The idea of friendship applies as much to our personal lives as it does to our professional ones. According to research collated by Coworking Specialists Instant Offices, having friends in the workplace makes you more engaged and happier.
In fact, it is so important, 66% of British workers say having a friend increases job satisfaction. Over half (57%) of UK employees also say that having a “best friend” at work makes their job more enjoyable, increasing their productivity and creativity.
The benefits of having friends at work speak volumes, however Instant Offices navigates the fine line of being a friend and setting boundaries as a boss.
Lucinda Pullinger, Global Head of HR at the Instant Group says “As a manager, it is important to get to know all your direct reports and show interest, care and concern for all team members equally. There are commercial as well as human reasons for this. Also, in a work environment, it can be the team members who are actually most different to you that are your most valuable, as they provide you with alternative thinking and/or challenge which drives a better outcome. Therefore, valuing, trusting and treating all team members equally is important to enable a team to perform at its true potential.”
The Rise of Workplace Friendships
It seems that for many employees, making work friends and becoming more familiar with their managers is already the norm. A 2020 UK study showed that 76% of employees have a positive relationship with their immediate boss, and 77% report the same with their colleagues.
Benefits of Friends at Work
Employee performance is significantly enhanced when co-workers develop a strong friendship. As a boss, there are benefits to becoming closer to your employees:
•Increased trust: Knowing an employee well can translate to increased levels of trust and understanding in the workplace.
•Loyalty: Strong bonds outside of work can forge an increased sense of loyalty at work.
•Support: A mutual friendship makes it easier to ask for help, can increase knowledge sharing and improve confidence.
•Better communication: Maintaining communication within a friendship can translate into better communication professionally too.
•Happiness: Being friends and forming bonds with employees enables you to speak freely, share frustrations and successes, and generally increase feelings of happiness.
10 Ways to Be the Boss and a Friend
•Talk about the ‘power shift’: Be open about the changing dynamics. Don’t assume the uneasiness will disappear if you ignore it, or that the change in roles will naturally balance themselves out.
•Be fair: You don’t have to downplay your friendships with employees, but do be sensitive to the feelings of other staff members. Stay consistent in your treatment of everyone so that no one feels like favouritism is an issue.
•Get to know all your employees: Personal preferences shouldn’t get in the way of building good relationships with all your employees. Make an effort to get to know everyone.
•Avoid gossip: Gossip between colleagues is one thing but as the boss, it’s your job to avoid this completely and know when to step away or speak up.
•Find someone else to talk to: Avoid the temptation to share too much information with your work friends. Instead, find a suitable colleague to discuss relevant matters with. You can also speak to a neutral party, like a mentor who has no ties to your organisation.

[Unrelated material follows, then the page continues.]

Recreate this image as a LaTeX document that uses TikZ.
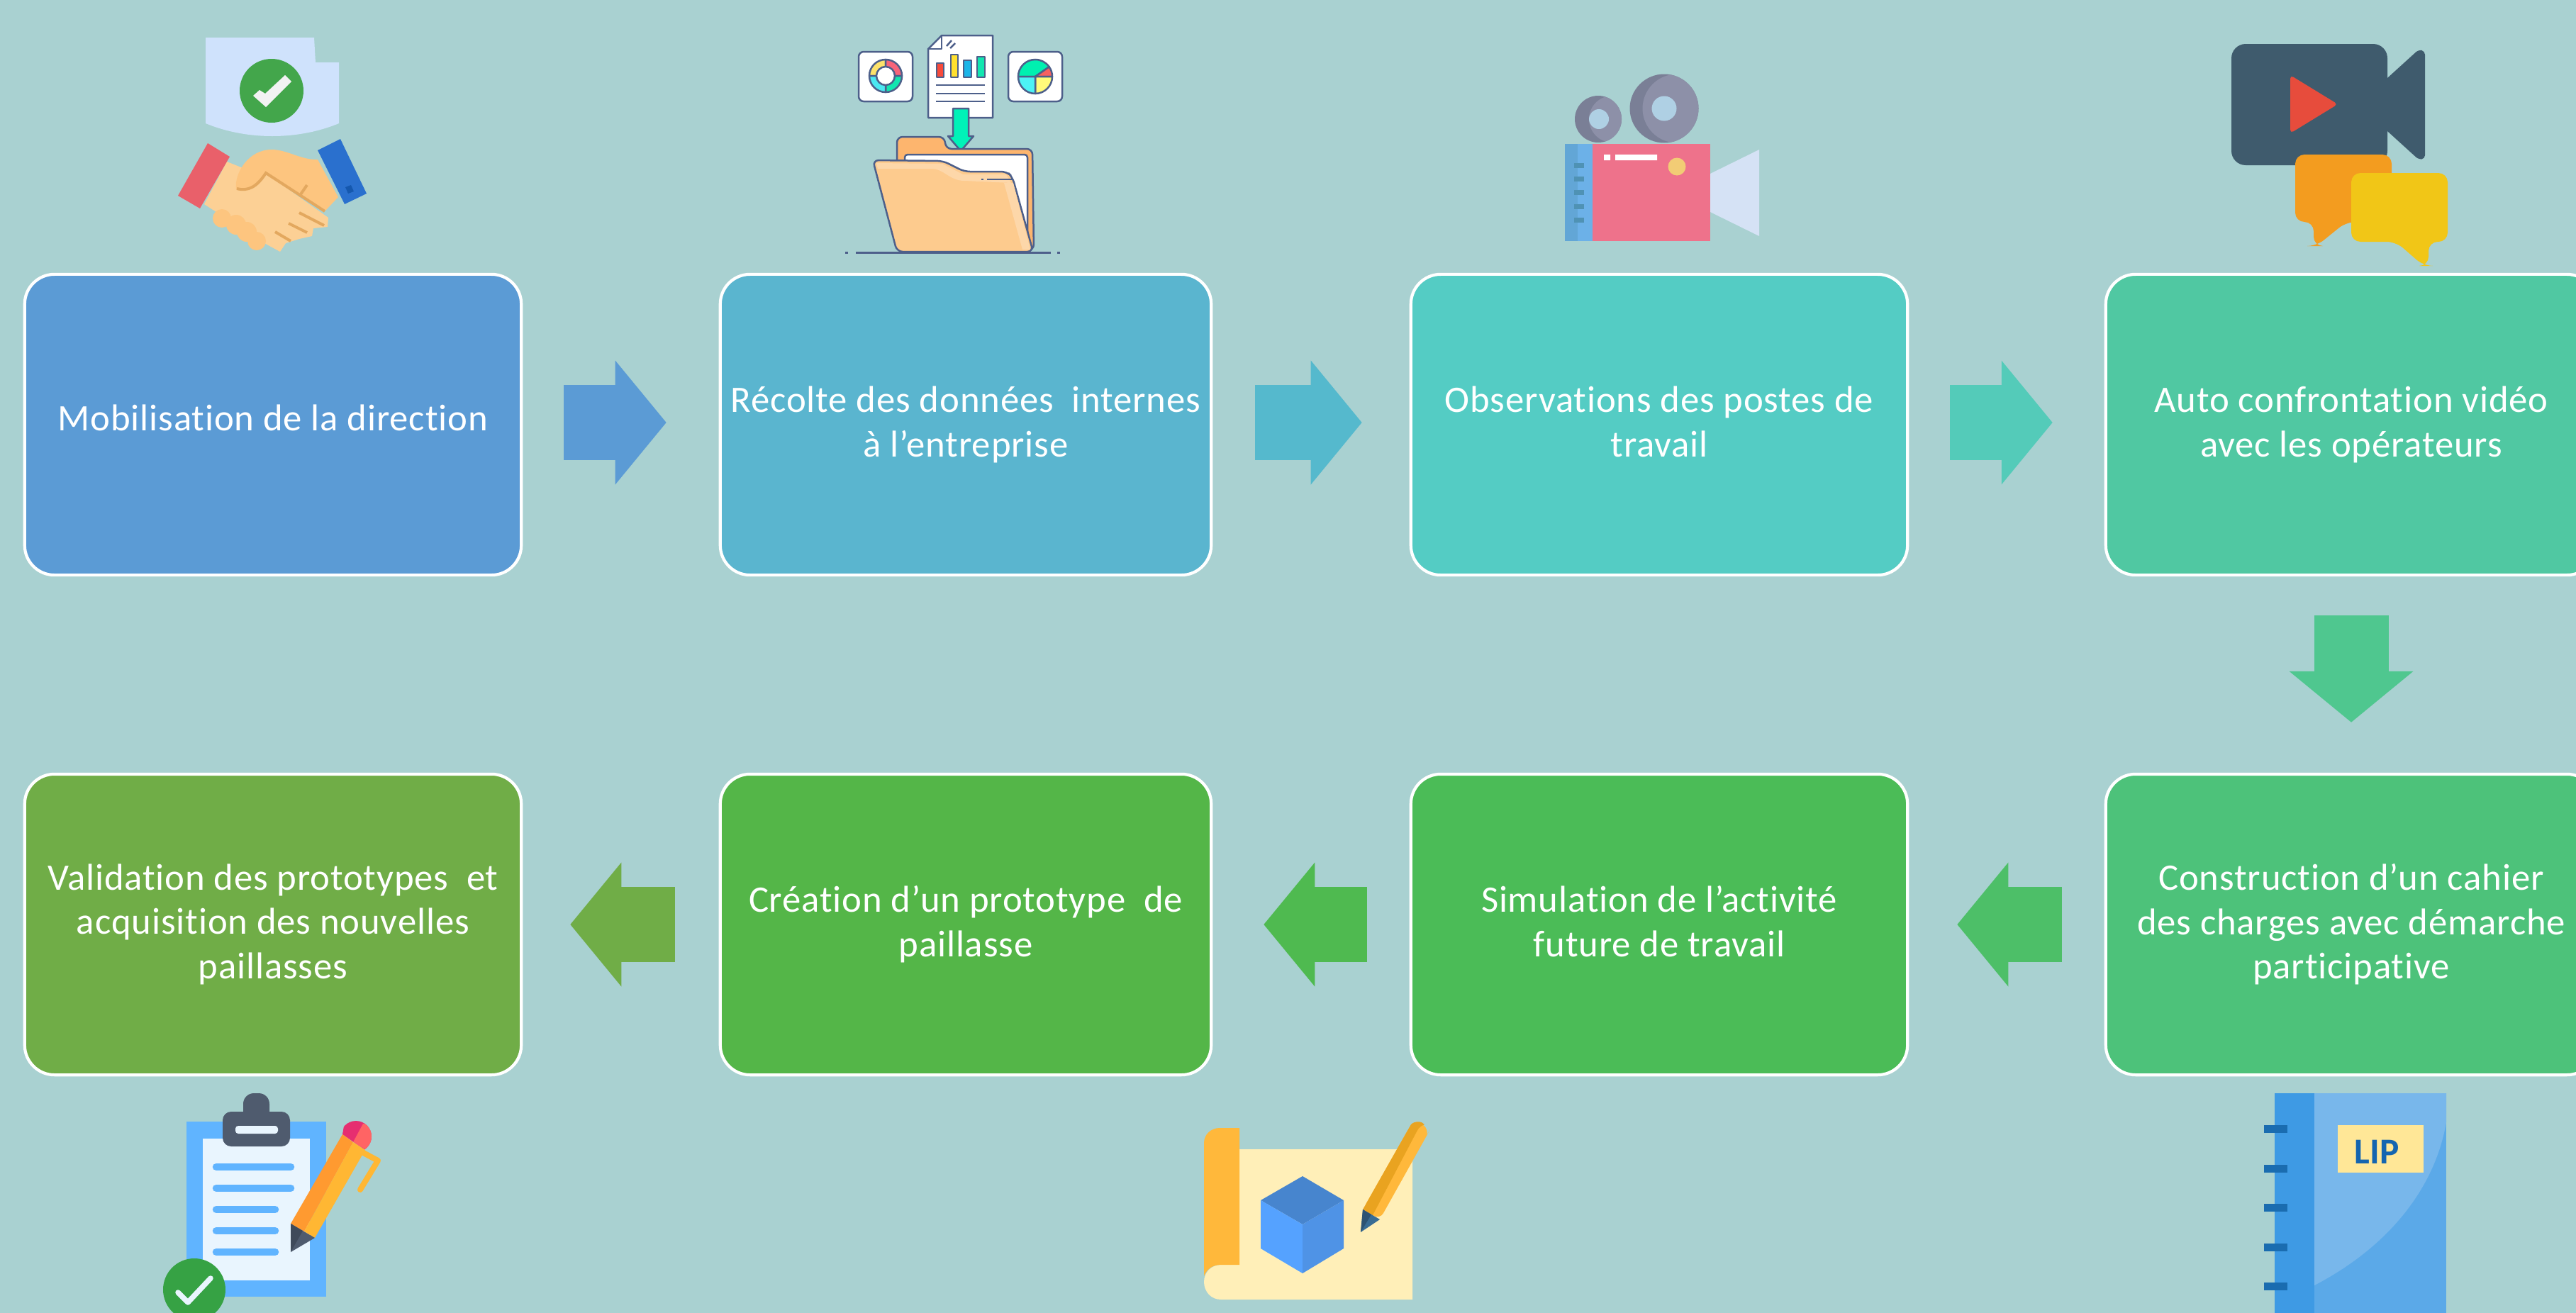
\documentclass[tikz,border=0pt]{standalone}
\usepackage{fontspec}
\setmainfont[Ligatures=NoCommon]{Carlito}
\newfontfamily\stepfont[Ligatures=NoCommon,LetterSpace=1.6]{Carlito}
\usepackage{tikz}
\usetikzlibrary{arrows.meta}
\definecolor{bgcol}{HTML}{A9D1D1}
\definecolor{stepa}{HTML}{5B9BD5}
\definecolor{stepb}{HTML}{5AB5CF}
\definecolor{stepc}{HTML}{54CCC4}
\definecolor{stepd}{HTML}{50C8A2}
\definecolor{stepe}{HTML}{4DC27A}
\definecolor{stepf}{HTML}{4BBC57}
\definecolor{stepg}{HTML}{54B648}
\definecolor{steph}{HTML}{70AD47}
\definecolor{arrowb}{HTML}{55B9CD}
\definecolor{arrowc}{HTML}{54CBB9}
\definecolor{arrowd}{HTML}{4FC78F}
\definecolor{arrowe}{HTML}{4DBF68}
\definecolor{arrowf}{HTML}{4FBA50}
\definecolor{inkline}{HTML}{4D5F8A}
\definecolor{skinlight}{HTML}{FCD095}
\definecolor{skindark}{HTML}{FDC57F}
\definecolor{penorange}{HTML}{FFB733}
\definecolor{lipblue}{HTML}{1465B0}
\definecolor{lipyellow}{HTML}{FFE797}
\tikzset{
	hex/.code={\definecolor{hexcol}{HTML}{#1}\pgfkeysalso{color=hexcol}},
	fillhex/.code={\definecolor{fillcol}{HTML}{#1}\pgfkeysalso{fill=fillcol}},
	rowone/.style={transform canvas={yshift=0.03cm}}
}

\begin{document}
\begin{tikzpicture}[x=0.01cm,y=-0.01cm]
	\useasboundingbox (0,0) rectangle (3633,1851);
	\clip (-10,-10) rectangle (3643,1861);
	\fill[bgcol] (-10,-10) rectangle (3643,1861);
	\begin{scope}[every node/.style={draw=white,line width=1.2pt,outer sep=0pt,rounded corners=0.42cm,text=white,align=center,minimum width=7cm,minimum height=4.24cm,font=\stepfont\fontsize{15}{17.8}\selectfont,execute at begin node=\vphantom{Ég},execute at end node=\vphantom{g}}]
		\node[fill=stepa] (mobil) at (385,599) {\raisebox{0.1cm}{Mobilisation de la direction}};
		\node[fill=stepb,minimum width=6.92cm] (recolte) at (1362,599) {Récolte des données~ internes\\à l’entreprise};
		\node[fill=stepc] (observ) at (2340,599) {Observations des postes de\\travail};
		\node[fill=stepd,minimum width=6.92cm] (confront) at (3316,599) {Auto confrontation vidéo\\avec les opérateurs};
		\node[fill=stepe,minimum width=6.92cm] (cahier) at (3316,1304) {Construction d’un cahier\\des charges avec démarche\\participative};
		\node[fill=stepf] (simul) at (2340,1304) {Simulation de l’activité\\future de travail};
		\node[fill=stepg,minimum width=6.92cm] (proto) at (1362,1304) {Création d’un prototype~ de\\paillasse};
		\node[fill=steph] (valid) at (385,1304) {Validation des prototypes~ et\\acquisition des nouvelles\\paillasses};
	\end{scope}
	\begin{scope}[>={Triangle[length=0.72cm,width=1.71cm]},
			every edge/.style={draw,line width=1.05cm}]
		\path [->] (mobil) edge[draw=stepa,rowone,shorten <=0.6cm,shorten >=0.76cm] (recolte);
		\path [->] (recolte) edge[draw=arrowb,rowone,shorten <=0.62cm,shorten >=0.69cm] (observ);
		\path [->] (observ) edge[draw=arrowc,rowone,shorten <=0.6cm,shorten >=0.75cm] (confront);
		\path [->] (confront) edge[draw=arrowd,shorten <=0.57cm,shorten >=0.73cm] (cahier);
		\path [->] (cahier) edge[draw=arrowe,shorten <=0.62cm,shorten >=0.7cm] (simul);
		\path [->] (simul) edge[draw=arrowf,shorten <=0.62cm,shorten >=0.74cm] (proto);
		\path [->] (proto) edge[draw=steph,shorten <=0.64cm,shorten >=0.69cm] (valid);
	\end{scope}
	\begin{scope}
		\fill[hex=CFE2FC] (290,53) -- (443,53) -- (445,88) -- (478,88) -- (478,174) .. controls (420,198) and (348,198) .. (290,174) -- cycle;
		\fill[hex=43A64B] (383,128) circle (45);
		\fill[hex=F2F2F2] (357,135) -- (375,151) -- (411,115) -- (402,106) -- (374,132) -- (366,127) -- cycle;
		\fill[skinlight] (320,228) -- (345,238) -- (373,243) -- (463,307) -- (462,320) -- (442,322) -- (440,333) -- (422,337) -- (403,343) -- (395,355) -- (373,343) -- (288,288) -- cycle;
		\fill[skindark] (313,308) circle (13) (333,317) circle (14) (348,327) circle (14) (362,340) circle (13);
		\fill[skindark] (448,225) -- (477,278) -- (458,298) -- (375,244) .. controls (362,268) and (350,270) .. (333,267) .. controls (330,245) and (350,211) .. (383,211) .. controls (405,211) and (425,226) .. (448,225) -- cycle;
		\fill[hex=E9606A] (293,202) -- (324,221) -- (282,294) -- (251,276) -- cycle;
		\fill[hex=2A70CE] (480,196) -- (517,273) -- (486,288) -- (448,212) -- cycle;
		\fill[hex=1558AE] (487,264) -- (495,261) -- (499,270) -- (491,273) -- cycle;
		\draw[hex=E3A85F,line width=0.04cm] (334,266) .. controls (350,270) and (362,264) .. (375,244) -- (458,298);
		\draw[hex=E3A85F,line width=0.04cm] (433,261) -- (422,277) (422,300) -- (457,318) (407,315) -- (433,328) (388,327) -- (410,340);
	\end{scope}
	\begin{scope}[every path/.style={draw=inkline,line width=0.025cm,line join=round}]
		\path[fill=white,rounded corners=0.07cm] (1211,73) rectangle (1287,143);
		\path[fill=white,rounded corners=0.07cm] (1422,73) rectangle (1498,143);
		\path[fillhex=FDE26B] (1249,107) -- ++(180:0.23cm) arc (180:90:0.23cm) -- cycle;
		\path[fillhex=F7647A] (1249,107) -- ++(90:0.23cm) arc (90:0:0.23cm) -- cycle;
		\path[fillhex=12E6B0] (1249,107) -- ++(0:0.23cm) arc (0:-90:0.23cm) -- cycle;
		\path[fillhex=4BE8F2] (1249,107) -- ++(-90:0.23cm) arc (-90:-180:0.23cm) -- cycle;
		\path[fill=white] (1249,107) circle (13);
		\path[fillhex=00F0B0] (1460,108) -- ++(180:0.24cm) arc (180:35:0.24cm) -- cycle;
		\path[fillhex=F76060] (1460,108) -- ++(35:0.24cm) arc (35:0:0.24cm) -- cycle;
		\path[fillhex=FFFA7A] (1460,108) -- ++(0:0.24cm) arc (0:-90:0.24cm) -- cycle;
		\path[fillhex=4CF2F5] (1460,108) -- ++(-90:0.24cm) arc (-90:-180:0.24cm) -- cycle;
		\path[fill=white] (1328,50) -- (1400,50) -- (1400,166) -- (1309,166) -- (1309,69) -- cycle;
		\path (1309,69) -- (1328,69) -- (1328,50);
		\path[fillhex=F84A3A] (1321,89) rectangle (1331,109);
		\path[fillhex=FFE02E] (1341,77) rectangle (1351,109);
		\path[fillhex=1CB5E8] (1359,85) rectangle (1370,109);
		\path[fillhex=12E6B0] (1378,80) rectangle (1389,109);
		\path (1320,120) -- (1389,120) (1320,132) -- (1389,132) (1320,143) -- (1389,143);
		\path (1335,65) -- (1342,57) (1340,68) -- (1347,61);
		\path[fillhex=00F2B8] (1344,153) -- (1366,153) -- (1366,192) -- (1373,192) -- (1355,213) -- (1337,192) -- (1344,192) -- cycle;
		\path[fillhex=FDB56E,rounded corners=0.08cm] (1265,240) -- (1265,193) -- (1332,193) -- (1334,210) -- (1456,210) -- (1458,353) -- (1300,353) -- cycle;
		\path[fill=white,rounded corners=0.04cm] (1276,240) -- (1276,218) -- (1449,218) -- (1449,347) -- (1300,347) -- cycle;
		\path[line width=0.03cm] (1207,356) -- (1482,356);
		\path[line width=0.03cm] (1192,356) -- (1196,356) (1491,356) -- (1495,356);
		\path[fillhex=FDCB8E,rounded corners=0.08cm] (1231,226) -- (1330,227) -- (1360,242) -- (1420,242) -- (1428,250) -- (1457,355) -- (1265,355) -- cycle;
		\path[draw=none,fillhex=FDD7A9] (1236,230) -- (1329,231) -- (1358,246) -- (1419,246) -- (1426,258) -- (1360,255) .. controls (1340,255) and (1330,238) .. (1315,238) -- (1238,238) -- cycle;
		\path[draw=none,fillhex=FDD7A9] (1416,258) -- (1429,258) -- (1453,352) -- (1442,352) -- cycle;
		\path (1392,253) -- (1428,253) (1384,253) -- (1387,253);
	\end{scope}
	\begin{scope}
		\fill[hex=6CB1E8] (2207,203) rectangle (2246,340);
		\fill[hex=62A6D6] (2207,203) rectangle (2225,340);
		\foreach \dashy in {230,249,268,288,307}
			\fill[hex=4F92B4] (2220,\dashy) rectangle (2234,\dashy+7);
		\fill[hex=EE728B] (2246,203) rectangle (2412,340);
		\fill[white] (2262,218) rectangle (2271,226) (2278,218) rectangle (2337,226);
		\fill[hex=F2CC75] (2365,235) circle (12.5);
		\fill[hex=D5E2F5] (2412,245) -- (2481,211) -- (2481,333) -- (2412,299) -- cycle;
		\fill[hex=7A7F96] (2254,168) circle (33) (2347,153) circle (48.5);
		\begin{scope}
			\clip (2254,168) circle (33);
			\fill[hex=8D90A8] (2274,168) circle (33);
		\end{scope}
		\begin{scope}
			\clip (2347,153) circle (48.5);
			\fill[hex=8D90A8] (2365,153) circle (48.5);
		\end{scope}
		\fill[hex=AFD0E4] (2255,168) circle (14) (2347,153) circle (17.5);
	\end{scope}
	\begin{scope}
		\fill[hex=3F5B6D,rounded corners=0.2cm] (3147,62) rectangle (3367,233);
		\fill[hex=3F5B6D,rounded corners=0.05cm] (3360,117) -- (3367,110) -- (3411,70) -- (3420,72) -- (3420,224) -- (3411,225) -- (3367,185) -- (3360,178) -- cycle;
		\fill[hex=E74C3C,rounded corners=0.05cm] (3230,106) -- (3297,147) -- (3230,188) -- cycle;
		\fill[hex=F39C1F,rounded corners=0.13cm] (3237,218) -- (3373,218) -- (3373,313) -- (3309,313) -- (3267,347) -- (3263,347) -- (3263,313) -- (3237,313) -- cycle;
		\fill[hex=F1C617,rounded corners=0.13cm] (3316,244) -- (3452,244) -- (3452,341) -- (3425,341) -- (3425,375) -- (3418,375) -- (3379,341) -- (3316,341) -- cycle;
	\end{scope}
	\begin{scope}
		\fill[hex=60B4FF] (263,1582) rectangle (460,1829);
		\fill[hex=E9F5FE] (286,1606) rectangle (437,1806);
		\fill[hex=4F5B6E,rounded corners=0.12cm] (314,1617) rectangle (409,1568);
		\fill[hex=4F5B6E,rounded corners=0.15cm] (343,1590) rectangle (380,1542);
		\fill[hex=E9F5FE,rounded corners=0.04cm] (332,1588) rectangle (392,1599);
		\foreach \liney/\lineend in {1646/415,1676/415,1706/393,1736/393,1766/393}
			\draw[hex=60B4FF,line width=0.105cm,line cap=round] (305,\liney) -- (\lineend-5,\liney);
		\begin{scope}
			\clip (483,1600) -- (515,1622) -- (560,1570) -- (490,1560) -- cycle;
			\fill[hex=E62E70] (502,1603) circle (22);
			\clip (502,1603) circle (22);
			\fill[hex=FF6464] (498,1611) -- (512,1585) -- (540,1590) -- (530,1630) -- cycle;
		\end{scope}
		\draw[penorange,line width=0.08cm,line cap=round,line join=round] (505,1622) -- (533,1637) -- (508,1678);
		\fill[hex=FF9A30] (410,1726) -- (483,1600) -- (498,1611) -- (429,1737) -- cycle;
		\fill[penorange] (429,1737) -- (498,1611) -- (515,1622) -- (444,1746) -- cycle;
		\fill[hex=4F5B6E] (410,1726) -- (444,1746) -- (410,1766) -- cycle;
		\fill[hex=3F4A5A] (410,1726) -- (427,1736) -- (410,1766) -- cycle;
		\fill[hex=36A244] (274,1819) circle (44);
		\draw[hex=E9F5FE,line width=0.075cm,line cap=round,line join=round] (251,1823) -- (265,1837) -- (297,1803);
	\end{scope}
	\begin{scope}
		\fill[hex=FFEFB8] (1748,1621) -- (1992,1621) -- (1992,1833) -- (1722,1833) .. controls (1708,1833) and (1698,1822) .. (1698,1808) .. controls (1698,1795) and (1708,1784) .. (1722,1784) -- (1748,1784) -- cycle;
		\fill[hex=FFB83B] (1698,1800) -- (1698,1612) .. controls (1698,1600) and (1708,1591) .. (1720,1591) -- (1748,1591) -- (1748,1784) -- (1722,1784) .. controls (1710,1784) and (1702,1790) .. (1698,1800) -- cycle;
		\fill[hex=4785CE] (1837,1659) -- (1895,1693) -- (1837,1727) -- (1778,1693) -- cycle;
		\fill[hex=55A2FF] (1778,1693) -- (1837,1727) -- (1837,1796) -- (1778,1761) -- cycle;
		\fill[hex=4F93E6] (1837,1727) -- (1895,1693) -- (1895,1761) -- (1837,1796) -- cycle;
		\fill[hex=FFB83B,rounded corners=0.1cm] (1922,1706) -- (1990,1586) -- (2000,1581) -- (2016,1594) -- (2012,1602) -- (1946,1720) -- cycle;
		\fill[hex=E9A320] (1922,1706) -- (1990,1586) .. controls (1995,1581) and (2005,1581) .. (2009,1586) .. controls (2000,1590) and (2000,1593) .. (1997,1598) -- (1936,1714) -- cycle;
		\fill[hex=386C94] (1922,1706) -- (1946,1720) -- (1919,1738) -- cycle;
		\fill[hex=2C5373] (1922,1706) -- (1934,1713) -- (1919,1738) -- cycle;
	\end{scope}
	\begin{scope}
		\fill[hex=5BA9E8] (3264,1542) rectangle (3450,1861);
		\fill[hex=78B7EB] (3264,1542) -- (3450,1542) -- (3450,1583) .. controls (3435,1670) and (3375,1755) .. (3264,1813) -- cycle;
		\fill[hex=3E9AE4] (3208,1542) rectangle (3264,1861);
		\foreach \ringy in {1592,1648,1703,1759,1814}
			\fill[hex=1A6CB0] (3193,\ringy-5.5) rectangle (3226,\ringy+5.5);
		\fill[lipyellow] (3297,1587) rectangle (3418,1654);
		\node[text=lipblue,inner sep=0pt,font=\fontsize{14.6}{17.8}\selectfont\bfseries] (lip) at (3352,1625) {LIP};
	\end{scope}
\end{tikzpicture}
\end{document}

•Be okay with not being liked: You’re not always going to be popular and that’s something you have to accept. Resolve conflict where you can but always remember that it’s up to you to make the tough decisions.
•Don’t always take yourself too seriously: Just because you’re the boss it doesn’t mean you can’t take some downtime with your team to unwind and relax. Working with people you respect, and who respect you back, will ensure that socialising and friendships are easy to separate from working relationships.
•Mind your language: It’s easy to fall into “friend mode” with employees you’re close to, but remember at work it’s important to also command respect, so you must find a balance.
•Hire the right people: Invest in a solid recruitment strategy to find potential hires that fit your company culture. Employ people who naturally understand and can navigate the line between friend and boss without pushing the boundaries.
•Don’t cross the line: Be aware that not every employee will want the same dynamic or be comfortable with a more familiar relationship.